“A mí lo que me interesa es lo solos que vivimos todos y lo difícil que nos resulta comunicarnos, y que es esa soledad la que termina por generar violencia”. Federico Jeanmaire
En el 2007, Federico Jeanmaire hizo algo que no acostumbraba hacer: ver el noticiero de la noche. Allí lo sorprendió la historia del día: una anciana de más de 90 años a quien un “pibe chorro” le roba la cartera. Ella lo persigue para recuperar la cartera, lo alcanza y luego lo empieza a golpear. Tan fuerte fue el ataque de la nonagenaria al adolescente que los vecinos, asustados, intervinieron en defensa, pero del “pibe chorro”. Más allá de lo hilarante de la noticia, en ese instante supo que allí había una novela, mucho más profunda que la anécdota jocosa.
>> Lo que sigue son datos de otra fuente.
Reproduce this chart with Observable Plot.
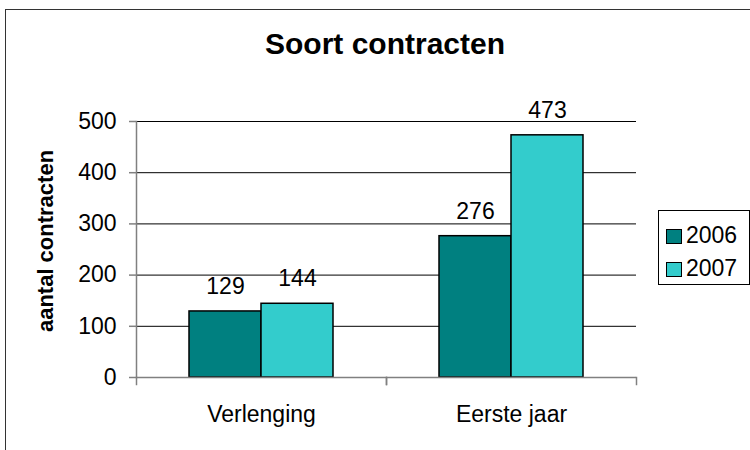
<!DOCTYPE html>
<html>
<head>
<meta charset="utf-8">
<script src="https://cdn.jsdelivr.net/npm/d3@7"></script>
<script src="https://cdn.jsdelivr.net/npm/@observablehq/plot@0.6"></script>
<style>
  html, body { margin: 0; padding: 0; background: #fff; }
  #wrap { position: relative; width: 750px; height: 450px; overflow: hidden; font-family: "Liberation Sans", Arial, sans-serif; }
  #border { position: absolute; left: 5px; top: 9px; width: 760px; height: 460px; border: 1.5px solid #333; box-sizing: border-box; }
  #title { position: absolute; left: 0; width: 770px; top: 29px; text-align: center; font-weight: bold; font-size: 30px; color: #000; line-height: 1; }
  #ytitle { position: absolute; left: 46px; top: 241px; transform: translate(-50%, -50%) rotate(-90deg); font-weight: bold; font-size: 22px; white-space: nowrap; line-height: 1; }
  #legend { position: absolute; left: 658px; top: 210px; width: 92px; height: 75px; border: 1.5px solid #000; box-sizing: border-box; background: #fff; }
  .item { position: absolute; left: 7px; font-size: 23px; line-height: 1; white-space: nowrap; }
  .sw { display: inline-block; width: 16px; height: 15px; border: 1.5px solid #000; box-sizing: border-box; vertical-align: -1px; margin-right: 4px; }
  #chart { position: absolute; left: 0; top: 0; }
</style>
</head>
<body>
<div id="wrap">
  <div id="border"></div>
  <div id="chart"></div>
  <div id="title"></div>
  <div id="ytitle"></div>
  <div id="legend"></div>
</div>
<script>
const titleText = "Soort contracten";
const yLabel = "aantal contracten";
const categories = ["Verlenging", "Eerste jaar"];
const years = ["2006", "2007"];
const values2006 = [129, 276];
const values2007 = [144, 473];
const yTicks = [0, 100, 200, 300, 400, 500];
const colors = ["#008080", "#33CCCC"];

const series = {"2006": values2006, "2007": values2007};
const data = categories.flatMap((c, i) => years.map(y => ({category: c, year: y, value: series[y][i]})));

const chart = Plot.plot({
  width: 750,
  height: 450,
  marginLeft: 135,
  marginRight: 114,
  marginTop: 121,
  marginBottom: 73,
  style: {fontFamily: "'Liberation Sans', Arial, sans-serif", fontSize: "23px", background: "transparent", color: "#000", overflow: "visible"},
  fx: {domain: categories, padding: 0, label: null},
  x: {domain: years, paddingInner: 0, paddingOuter: 0.736, axis: null},
  y: {domain: [0, 500], ticks: yTicks, label: null},
  color: {domain: years, range: colors},
  marks: [
    Plot.gridY(yTicks.filter(t => t > 0), {stroke: "#000", strokeOpacity: 1, strokeWidth: 1}),
    Plot.barY(data, {fx: "category", x: "year", y: "value", fill: "year", stroke: "#000", strokeWidth: 1.5}),
    Plot.ruleY([0], {stroke: "#808080", strokeWidth: 1.5}),
    Plot.frame({anchor: "left", stroke: "#808080", strokeWidth: 1.5, facetAnchor: "left"}),
    Plot.frame({anchor: "left", stroke: "#808080", strokeWidth: 1.5, insetTop: 256, insetBottom: -7}),
    Plot.frame({anchor: "right", stroke: "#808080", strokeWidth: 1.5, insetTop: 256, insetBottom: -7}),
    Plot.axisY({ticks: yTicks, tickSize: 7, tickPadding: 13, stroke: "#808080", strokeWidth: 1.5, label: null, fontSize: 23}),
    Plot.axisFx({anchor: "bottom", tickSize: 0, tickPadding: 28, label: null, fontSize: 23}),
    Plot.text(data, {fx: "category", x: "year", y: "value", text: d => String(d.value), dy: -25, fontSize: 23, fill: "#000"})
  ]
});
document.getElementById("chart").appendChild(chart);
document.getElementById("title").textContent = titleText;
document.getElementById("ytitle").textContent = yLabel;
const legend = document.getElementById("legend");
years.forEach((y, i) => {
  const d = document.createElement("div");
  d.className = "item";
  d.style.top = (13 + i * 33) + "px";
  d.innerHTML = `<span class="sw" style="background:${colors[i]}"></span>${y}`;
  legend.appendChild(d);
});
</script>
</body>
</html>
Se propuso encontrar a los personajes en su propio entorno. Tenía que verlos, sobre todo a la mujer. Por suerte encontró a una vecina de 93 años que contaba con los atributos físicos del personaje: salud, fortaleza física y, quizás, un antiguo brillo en la mirada de esos que dicen “vos y cuántos más”. Así nació Rafaela, o Lita. Una señora de barrio que tiene 93 “para 94”. Un día, un ladrón la apunta en la espalda con el filo de un cuchillo cuando está entrando a su casa y le dice que entre y le dé todo el dinero que tiene. Gran error, pibe, gigantesco. La señora, asustada, le hace caso y lo guía hasta el baño social de la casa, señalando el gabinete. El ladrón cae en la trampa, entra al baño y la doña le cierra la puerta con llave. La encerrona perfecta.
Pero no contenta con ello, decide que Santi, su ahora cautivo, de 14 años, no solamente es un peligro público al que no puede soltar así nomás para que vaya a asaltar a otra indefensa viejecita; no, se dedica a hablarle para “reformarlo”, entre otras cosas, del inminente estupro que está por cometer con su hermanita. En el ínterin no faltan sus prejuicios de clase que, remontándose hasta su desprecio por el mate y los gauchos, resultan, más que ofensivos, hilarantes. La única verdad es que Rafaela está sola y necesita a quién contarle la historia de su madre, un público digamos “cautivo”, que le preste una oreja comprensiva por el módico precio de galletitas de agua, bizcochos y milanesas que le pasa por debajo de la puerta. Ella lo quiere como a un nieto, él tiene hambre y la llama “Lita”, a ella le encanta porque justamente Delita era el nombre de su madre, fallecida cuando ella era un bebé, signando un destino de soledad y abusos, no muy diferentes a los que se dan en la casa de Santi.
Delita era una mujer hermosa (no como Lita, que salió fea como su padre), que a principios del siglo XX tenía un solo sueño: volar. Subirse a un avión y dejar la tierra por unos minutos. Un aprovechado usa ese sueño para llevarla primero a un hotel y violarla a cambio de ese vuelo. Ese vuelo que Delita se va a cobrar a como dé lugar. El aviador cree que tiene derecho y aún se cree más seductor que violador, así que intenta impresionarla ante la vista del avión con una frase: “Liviano es el aire”. Pero Delita lo reta con una frase que es al mismo tiempo la única denuncia que puede hacer y el reclamo de la autonomía sobre su propio cuerpo: “Más liviano que el aire es el deseo de cualquier mujer”.